Thursday, June 28, 2007

The Lives of Others

On my flight to Europe this last trip, I tried to watch "The Lives of Others", but fell asleep on the flight (such flights run overnight). Flying back, I tried again - Air Canada insisted on re-booting the entertainment system on the flight (who would have thought this could take a half-hour?) but I still managed to stay gripped by it. I am not sure it is as great as some of the reviews I have seen suggest (it is quite a soap opera, though that is not a serious criticism), but it is chilling to see how ruthlessly it portrays the monstrosities of Communist states, monstrosities that once in my life I was prepared to belittle, so as to maintain a fashionable anti-establishment posture here in the West.
But a short time behind the old Iron Curtain was enough to make my embarrassment at those days complete.
One anecdote: a Czech tour guide told me how her father escaped after the Russian invasion in the Prague Spring - to Cuba (as she joked, "He was enough of a Communist to get received there"), then Halifax, Canada, then Toronto, then Venezuela. She, his teenaged daughter, never saw him again. As for her, as his daughter, it was guaranteed that she could never go to a good school (a similar threat is uttered in "The Lives of Others"). As for a career, she ended up as a translator, forbidden to work as an interpreter because that would involve meeting foreigners - she laughed a little ruefully when I suggested that this might have an impact on the quality of the translations. But she was amazing - she was managing simultaneously tour groups in Spanish, Italian, French, and English. She recalls 1989 as utterly exhilarating (and that year is far from nobody's mind in the Czech Republic who is older than, say, 35 - the young 'uns there seem just like ours in their lack of concern for these issues, a lack I am delighted they can indulge!). And this despite some embarrassment at not having participated in the protests in Wenceslas Square after the beating of the students (concerned, very sensibly, about her own children). Naturally there is this other sense, a disappointment that this great change from 1989 seems to have led to a government riding a dead horse (see this post) but the hatred of the Communist past is palpable, and entirely understandable.
It struck me only today that this was my first trip behind the old Iron Curtain; an education it surely was, in the intensity of how wrong I could be about the costs to human lives of the Communism of the preceding 50 years.
In Prague there is a very nice memorial I stumbled on accidentally, a sculpture with this dedication:

The sculpture that accompanies it, not given justice by my photo (had the wrong lens on the camera for that walk, and did not want to disrupt the skateboarders who were using the area for practice), is a staircase with people, the one in front somewhat whole, and the ones behind progressively missing parts of their bodies, precisely as the Communist states stole away such large parts of potential lives of its victims. Very moving and utterly to the point.
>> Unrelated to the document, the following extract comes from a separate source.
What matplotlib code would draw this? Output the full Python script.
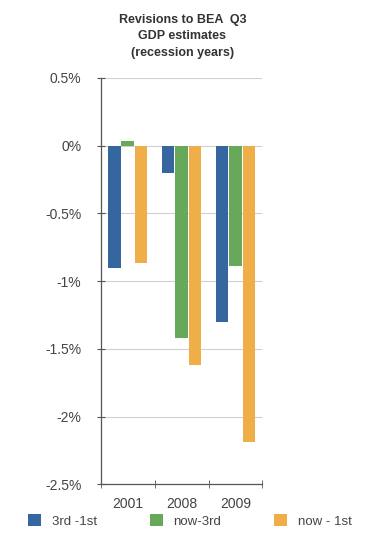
import matplotlib
matplotlib.use("Agg")
import matplotlib.pyplot as plt
from matplotlib.patches import Patch
from matplotlib.ticker import FixedLocator
import numpy as np

plt.rcParams["font.family"] = ["Liberation Sans", "DejaVu Sans"]

years = ["2001", "2008", "2009"]
series_names = ["3rd -1st", "now-3rd", "now - 1st"]
third_minus_first = [-0.90, -0.20, -1.30]
now_minus_third = [0.03, -1.42, -0.89]
now_minus_first = [-0.87, -1.62, -2.19]
y_ticks = [0.5, 0.0, -0.5, -1.0, -1.5, -2.0, -2.5]
y_labels = ["0.5%", "0%", "-0.5%", "-1%", "-1.5%", "-2%", "-2.5%"]

colors = ["#3566a0", "#68a85a", "#f0ae48"]

fig = plt.figure(figsize=(3.76, 5.40), dpi=100)
ax = fig.add_axes([0.268, 0.103, 0.430, 0.753])

x = np.arange(len(years))
width = 0.25
values = [third_minus_first, now_minus_third, now_minus_first]
for i, (vals, c) in enumerate(zip(values, colors)):
    ax.bar(x + (i - 1) * width, vals, width * 0.93, color=c, zorder=3)

ax.set_xlim(-0.5, 2.5)
ax.set_ylim(-2.5, 0.5)
ax.set_yticks(y_ticks)
ax.set_yticklabels(y_labels)
ax.yaxis.grid(True, color="#d0d0d0", linewidth=0.8, zorder=0)

ax.set_xticks(x)
ax.set_xticklabels(years)
ax.xaxis.set_minor_locator(FixedLocator([-0.5, 0.5, 1.5, 2.5]))
ax.tick_params(axis="x", which="major", length=0, pad=9)
ax.tick_params(axis="x", which="minor", length=6, direction="inout", color="#555555")
ax.tick_params(axis="y", length=6, direction="inout", color="#555555", pad=11)
ax.tick_params(labelsize=10, labelcolor="#444444")

for s in ["top", "right"]:
    ax.spines[s].set_visible(False)
for s in ["left", "bottom"]:
    ax.spines[s].set_color("#555555")
    ax.spines[s].set_linewidth(0.9)

fig.text(0.485, 0.975, "Revisions to BEA  Q3\nGDP estimates\n(recession years)",
         ha="center", va="top", fontsize=9, fontweight="bold", color="#333333",
         linespacing=1.55)

handles = [Patch(facecolor=c, edgecolor="none") for c in colors]
fig.legend(handles, series_names, loc="center", bbox_to_anchor=(0.505, 0.035), ncol=3,
           frameon=False, fontsize=9.5, handlelength=1.0, handleheight=1.0,
           handletextpad=0.8, columnspacing=4.0, labelcolor="#444444")

fig.savefig("out.png", dpi=100)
It was a privilege to be able to be among those who paid for so long for the flippant and casual support of monsters that so many of us in the West so casually offered. I actually regarded Reagan as totally over the top when he said, "Mr Gorbachev, tear down this wall". It is painful to recognize in hindsight who had the moral clarity and the right values on that day. And, sadly, it is not as if we are not continuing to support monsters elsewhere now.